Четверть века спустя, в пору подготовки разгрома альманаха «МетрОполь» (одним из инициаторов и редакторов которого был Аксенов), секретарь писательского союза, орденоносец, лауреат, популярный телеведущий, автор обожаемых всем — от генсека до пьянчужки — народом песен, лучший друг своих (весьма многообразных) друзей и убежденный защитник ленинских норм размышляет о том, как распадается былое содружество победительных творцов. «Янк <Евтушенко. — А. Н.> все реже появляется для “душеспасительных толковищ”, все с большим рвением колесит по всему миру, превращаясь в какого-то конягу утопического социализма <…> А Глад? <Гладилин. — А. Н.> Наш развеселый Гладиолус? Ну как можно в это поверить — из “Московского комсомольца” перепрыгнуть в парижское бюро Радио Свобода? <…> Антоша <Вознесенский. — А. Н.> со своей замкнутой кольцеобразной видеомой “Мать-мать-маТь-ма-Тьма…” примкнул к “МетрОполю”. Увел орду своих скрымтымным-поклонников, отделил их от прежних восторженных лужниковцев, от нас, застрявших в Шестидесятых апофеозах. В другую сторону ушла Нэлка <…> — на чердаки художников. Вот там, на чердаках, очевидно, и возникла идея “МетрОполя” <…>
А почему же ты не вспомнишь о себе? <…> Ведь ты и сам от них ушел, от прежних <…> Ты в партию ушел от них, от беспартийной богемы, от фронды, которую грязной шваброй отхлестал Хрущев. Ты потащился совсем в другую, почти столь же немыслимую для всех, сколь и Радио Свобода. Разве так берут судьбу за лацканы? Неужели ты всерьез хочешь перестроить партию? Она тебе не уступит. У нее могут быть только два статуса: статус убийств и статус лжи <…>
Ты не успел опомниться, как оказался полностью в другой компании. Тебя стали раскладывать на ноты. Твой слог оказался нотным — как будто ты всегда, еще с детских времен военно-музыкального училища, держал в голове популярную музыку этого времени:
Не надо печалиться, / Вся жизнь впереди! / Вся жизнь впереди! / Надейся и жди!

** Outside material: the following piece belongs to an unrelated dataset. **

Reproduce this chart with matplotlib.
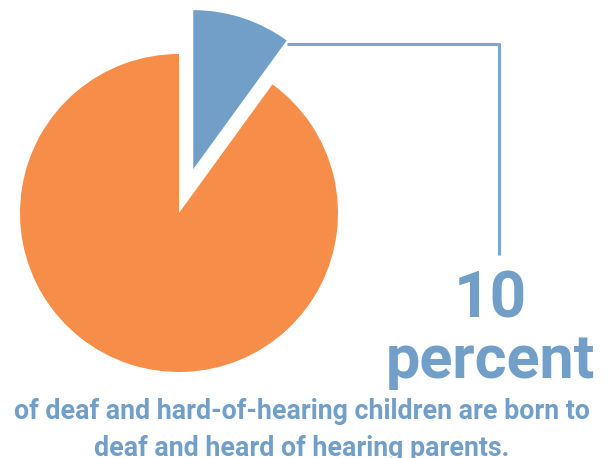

А Ваксон тут же в рассказе об утке прицепил к последней строчке утиный хвост: «Вся жизнь впереди, только хвост позади».
Все так, но тот же самый Ваксон-Аксенов завершил свой последний роман смертью и похоронами Рождественского. Который в книге этой оказывается не худшим, а лучшим из тех, кто некогда составлял веселую компанию творцов нетленки, глашатаев несостоявшегося будущего, мучеников «таинственной страсти». Увы, известно к чему. Прощаясь с совершенно понятным, простым, как апельсин (коли судить стандартно) и непостижимо загадочным (если напрячь память и мысль) другом, автор мечтает «вымести все слежавшееся в закоулках прошедшего. Окна открыть и сильным движением все вымести вон. Ради Робы, ради его светлой памяти. Он жил в окружении всяких, но сам был всегда чист. Он писал немало пьес, где главным инструментом были пустые литавры, но нередко, оказавшись в одиночестве, он брал основные аккорды: “Мы судьбою не заласканы, / Но когда придет гроза, / Мы возьмем судьбу за лацканы / И посмотрим ей в глаза”. И никто вокруг не спрашивал: почему он не обласкан судьбою? Что это значит?»
Спросить-то можно. Подразумевая крайне неприятный ответ. Как можно спросить, почему, стараясь елико возможно, выявить добрые свойства Рождественского (и выводя Окуджаву и Ахмадулину лишь на периферию повествования, что позволяет вовсе не касаться их «сложностей»), Аксенов несоизмеримо более строг к Евтушенко (чего почти не скрывает), Вознесенскому (здесь интонация тоньше, но, пожалуй, презрительнее) да и Бродскому? Как и о том, почему «история одной компании» (был такой роман у Гладилина) подается как история эпохи, почему в поле зрения автора попадают только его друзья, культовые герои (вроде Высоцкого и Андрея Тарковского), которых удобно числить друзьями, и номенклатурная сволочь? (В аксеновском пространстве попросту нет, к примеру, Юрия Трифонова, Василия Шукшина, Давида Самойлова, Юрия Домбровского, Василия Белова, Владимира Войновича, Натана Эйдельмана, Леонида Бородина, Олега Чухонцева, Валентина Распутина… И еще очень многих писателей, без которых немыслима описываемая культурная эпоха. По сути, в этом пространстве нет ни Солженицына, ни трагической истории «Нового мира» Твардовского, ни исключения из союза писателей Лидии Чуковской и Владимира Корнилова, ни подъема прозы деревенщиков, ни взлета гуманитарной мысли. Это — другие компании.) Много о чем можно спросить.